■ **RECORDS SUPPLIED**
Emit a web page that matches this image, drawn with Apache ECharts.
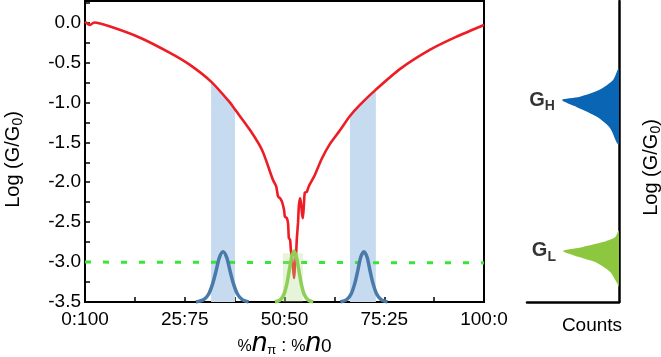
<!DOCTYPE html>
<html>
<head>
<meta charset="utf-8">
<script src="https://cdn.jsdelivr.net/npm/echarts@6/dist/echarts.min.js"></script>
<style>
html, body { margin: 0; padding: 0; background: #fff; }
#chart { width: 661px; height: 357px; }
</style>
</head>
<body>
<div id="chart"></div>
<script>
// tick labels of the mixing axis (% n_pi : % n_0)
const xTickLabels = ['0:100', '25:75', '50:50', '75:25', '100:0'];

// red conductance trace
const curveX = [0, 1.25, 2.3, 6.3, 13.8, 21.3, 26.3, 31.6, 36.3, 37.6, 41.4, 44.4, 47.1, 47.9, 48.4, 48.9,
  49.4, 49.9, 50.1, 50.6, 50.9, 51.1, 51.4, 51.6, 51.9, 52.1, 52.4, 52.6, 52.9, 53.1, 53.4, 53.6, 53.9,
  54.1, 54.4, 54.6, 54.9, 55.1, 55.6, 56.1, 57.4, 59.4, 61.4, 63.9, 66.4, 68.9, 72.9, 79.0, 86.5, 93.0, 100];
const curveY = [0.01, -0.03, 0.0, -0.05, -0.19, -0.38, -0.53, -0.74, -1.0, -1.09, -1.35, -1.6, -1.97, -2.05, -2.18, -2.2,
  -2.25, -2.35, -2.43, -2.45, -2.52, -2.7, -2.72, -2.85, -2.95, -3.05, -3.2, -3.05, -2.9, -2.7, -2.5, -2.3, -2.2,
  -2.25, -2.4, -2.45, -2.25, -2.13, -2.12, -2.05, -1.93, -1.7, -1.52, -1.35, -1.17, -1.03, -0.84, -0.58, -0.34, -0.18, -0.03];

// shaded blue windows (under the trace)
const bandStart = [31.6, 66.4];
const bandEnd = [37.6, 72.9];

// shaded green window
const lowBandX = [49.6, 54.6];
const lowBandTop = -2.89;

// dashed green threshold
const thresholdX = [0, 100];
const thresholdY = [-3.0, -3.01];

// peaks drawn in the main plot
const peakLeftX = [27.8, 29.8, 31.0, 32.0, 32.9, 33.7, 34.6, 35.5, 36.3, 37.2, 38.2, 39.4, 41.0];
const peakLeftY = [-3.5, -3.47, -3.4, -3.27, -3.1, -2.94, -2.87, -2.94, -3.1, -3.27, -3.4, -3.47, -3.5];
const peakRightX = [64.0, 65.6, 66.7, 67.6, 68.4, 69.1, 69.9, 70.7, 71.4, 72.2, 73.1, 74.2, 75.8];
const peakRightY = [-3.5, -3.47, -3.4, -3.27, -3.1, -2.94, -2.87, -2.94, -3.1, -3.27, -3.4, -3.47, -3.5];
const peakMidX = [47.6, 49.0, 49.9, 50.6, 51.2, 51.8, 52.4, 53.0, 53.6, 54.2, 54.9, 55.8, 57.2];
const peakMidY = [-3.5, -3.47, -3.4, -3.27, -3.1, -2.94, -2.86, -2.94, -3.1, -3.27, -3.4, -3.47, -3.5];

// side histogram (counts vs log G)
const histHighCounts = [0, 6.5, 20.7, 42.4, 62, 45.7, 23.9, 9.8, 2.2, 0];
const histHighLog = [-0.57, -0.72, -0.84, -0.93, -0.97, -1.06, -1.18, -1.32, -1.51, -1.53];
const histLowCounts = [0, 4.3, 17.4, 39.1, 60.9, 42.4, 23.9, 9.8, 2.2, 0];
const histLowLog = [-2.6, -2.69, -2.75, -2.81, -2.86, -2.94, -3.01, -3.12, -3.26, -3.31];
const histLabels = ['H', 'L'];
const histTipCounts = [62, 60.9];
const histTipLog = [-0.97, -2.86];

const font = 'Liberation Sans, Arial, Helvetica, sans-serif';
const zip = (xs, ys) => xs.map((x, i) => [x, ys[i]]);
const curve = zip(curveX, curveY);
const band = i => curve.filter(p => p[0] >= bandStart[i] && p[0] <= bandEnd[i]);

const polygonSeries = (counts, logs, color) => ({
  type: 'custom',
  xAxisIndex: 1,
  yAxisIndex: 1,
  clip: true,
  silent: true,
  data: zip(counts, logs),
  encode: { x: 0, y: 1 },
  renderItem: (params, api) => {
    if (params.dataIndexInside !== 0) return null;
    const pts = [];
    for (let i = 0; i < params.dataInsideLength; i++) {
      pts.push(api.coord([api.value(0, i), api.value(1, i)]));
    }
    return { type: 'polygon', shape: { points: pts, smooth: 0.25 }, style: { fill: color } };
  }
});

const peakSeries = (xs, ys, color) => ({
  type: 'line',
  data: zip(xs, ys),
  smooth: 0.3,
  symbol: 'none',
  lineStyle: { color: color, width: 3.5 },
  z: 6
});

const logName = {
  a: { fontSize: 20, fontFamily: font, color: '#000' },
  s: { fontSize: 14, fontFamily: font, color: '#000', padding: [10, 0, 0, 0] }
};

const option = {
  animation: false,
  textStyle: { fontFamily: font },
  grid: [
    { left: 85, right: 177, top: 1, bottom: 55, outerBoundsMode: 'none', show: true, borderColor: '#000', borderWidth: 2 },
    { left: 527, right: 42, top: 1, bottom: 55, outerBoundsMode: 'none' }
  ],
  xAxis: [
    {
      gridIndex: 0, type: 'value', min: 0, max: 100, interval: 12.5,
      axisLine: { onZero: false, lineStyle: { color: '#000', width: 2 } },
      axisTick: { inside: true, length: 5, lineStyle: { color: '#000', width: 1.5 } },
      splitLine: { show: false },
      axisLabel: {
        color: '#000', fontSize: 19, fontFamily: font, margin: 8,
        formatter: v => (v % 25 === 0 ? xTickLabels[v / 25] : '')
      },
      name: '{p|%}{n|n}{s|π}{c| : }{p|%}{n|n}{z|0}',
      nameLocation: 'middle',
      nameGap: 27,
      nameMoveOverlap: false,
      nameTextStyle: {
        color: '#000',
        rich: {
          p: { fontSize: 16, fontFamily: font, color: '#000', padding: [8, 0, 0, 0] },
          n: { fontSize: 28, fontFamily: font, fontStyle: 'italic', color: '#000' },
          s: { fontSize: 13, fontFamily: font, color: '#000', padding: [14, 0, 0, 0] },
          c: { fontSize: 18, fontFamily: font, color: '#000', padding: [6, 0, 0, 0] },
          z: { fontSize: 19, fontFamily: font, color: '#000', padding: [8, 0, 0, 0] }
        }
      }
    },
    {
      gridIndex: 1, type: 'value', min: 0, max: 100, inverse: true,
      axisLine: { onZero: false, lineStyle: { color: '#000', width: 2.5 } },
      axisTick: { show: false }, axisLabel: { show: false }, splitLine: { show: false },
      name: 'Counts', nameLocation: 'middle', nameGap: 14,
      nameTextStyle: { color: '#000', fontSize: 19, fontFamily: font, padding: [0, 0, 0, 38] }
    }
  ],
  yAxis: [
    {
      gridIndex: 0, type: 'value', min: -3.5, max: 0.27, interval: 0.25,
      axisLine: { onZero: false, lineStyle: { color: '#000', width: 2 } },
      axisTick: { inside: true, length: 5, lineStyle: { color: '#000', width: 1.5 } },
      splitLine: { show: false },
      axisLabel: {
        color: '#000', fontSize: 19, fontFamily: font, margin: 4,
        formatter: v => (v <= 0 && Math.abs(v * 2 - Math.round(v * 2)) < 1e-6 ? v.toFixed(1) : '')
      },
      name: '{a|Log (G/G}{s|0}{a|)}',
      nameLocation: 'middle', nameRotate: 90, nameGap: 60,
      nameTextStyle: { padding: [0, 16, 0, 0], rich: logName }
    },
    {
      gridIndex: 1, type: 'value', position: 'right', min: -3.5, max: 0.27,
      axisLine: { onZero: false, lineStyle: { color: '#000', width: 2.5 } },
      axisTick: { show: false }, axisLabel: { show: false }, splitLine: { show: false },
      name: '{a|Log (G/G}{s|0}{a|)}',
      nameLocation: 'middle', nameRotate: 90, nameGap: 20,
      nameTextStyle: { padding: [0, 32, 0, 0], rich: logName }
    }
  ],
  series: [
    ...[0, 1].map(i => ({
      type: 'line', data: band(i), symbol: 'none', silent: true, smooth: 0.25,
      lineStyle: { width: 0 },
      areaStyle: { color: '#c6dbef', opacity: 1, origin: 'start' },
      z: 1
    })),
    {
      type: 'line', data: curve, symbol: 'none', smooth: 0.25,
      lineStyle: { color: '#ee1c24', width: 2.6 },
      z: 3
    },
    {
      type: 'line', data: zip(thresholdX, thresholdY), symbol: 'none',
      lineStyle: { color: '#35e635', width: 3, type: [6, 12] },
      z: 4
    },
    {
      type: 'line', data: lowBandX.map(x => [x, lowBandTop]), symbol: 'none', silent: true,
      lineStyle: { width: 0 },
      areaStyle: { color: 'rgba(176, 220, 140, 0.45)', origin: 'start' },
      z: 5
    },
    peakSeries(peakLeftX, peakLeftY, '#4a7aa9'),
    peakSeries(peakRightX, peakRightY, '#4a7aa9'),
    peakSeries(peakMidX, peakMidY, '#8fcf57'),
    polygonSeries(histHighCounts, histHighLog, '#0a66b4'),
    polygonSeries(histLowCounts, histLowLog, '#8dc63f'),
    {
      type: 'scatter', xAxisIndex: 1, yAxisIndex: 1, symbolSize: 0,
      itemStyle: { color: 'transparent' },
      data: zip(histTipCounts, histTipLog),
      label: {
        show: true, position: 'left', distance: 7,
        formatter: p => '{g|G}{s|' + histLabels[p.dataIndex] + '}',
        rich: {
          g: { fontSize: 20, fontWeight: 'bold', fontFamily: font, color: '#000' },
          s: { fontSize: 14, fontWeight: 'bold', fontFamily: font, color: '#000', padding: [12, 0, 0, 0] }
        }
      }
    }
  ]
};

const myChart = echarts.init(document.getElementById('chart'));
myChart.setOption(option);
</script>
</body>
</html>
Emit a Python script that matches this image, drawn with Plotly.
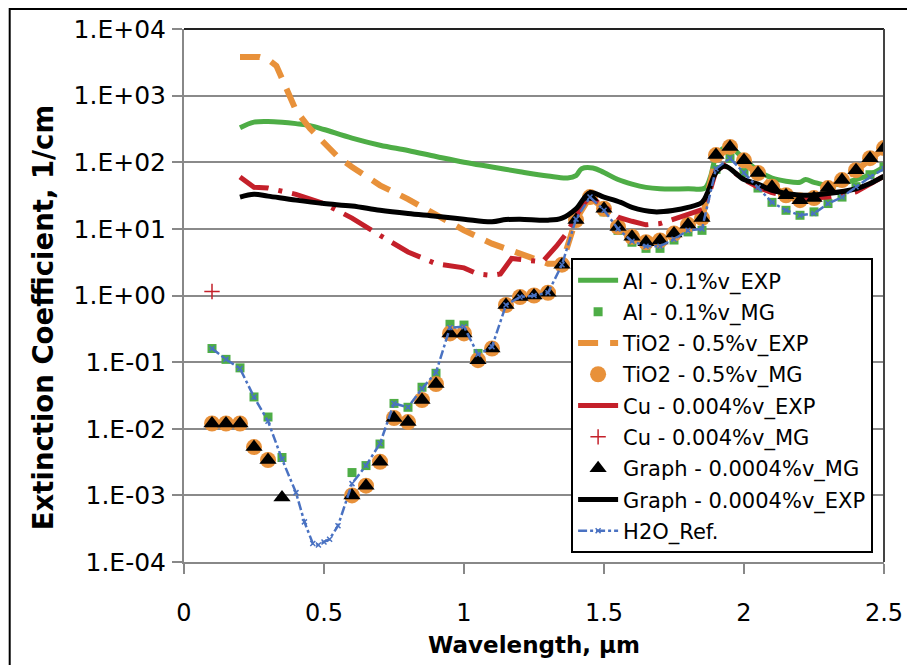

■ **WRITTEN TASK**
Up to and including the line containing "['0:100', '25:75', '50:50', '75:25', '100:0'];", quote each line of the entries above from the very first, please, exactly and without images.

■ **FINAL ANSWER**
Emit a web page that matches this image, drawn with Apache ECharts.
<!DOCTYPE html>
<html>
<head>
<meta charset="utf-8">
<script src="https://cdn.jsdelivr.net/npm/echarts@6/dist/echarts.min.js"></script>
<style>
html, body { margin: 0; padding: 0; background: #fff; }
#chart { width: 661px; height: 357px; }
</style>
</head>
<body>
<div id="chart"></div>
<script>
// tick labels of the mixing axis (% n_pi : % n_0)
const xTickLabels = ['0:100', '25:75', '50:50', '75:25', '100:0'];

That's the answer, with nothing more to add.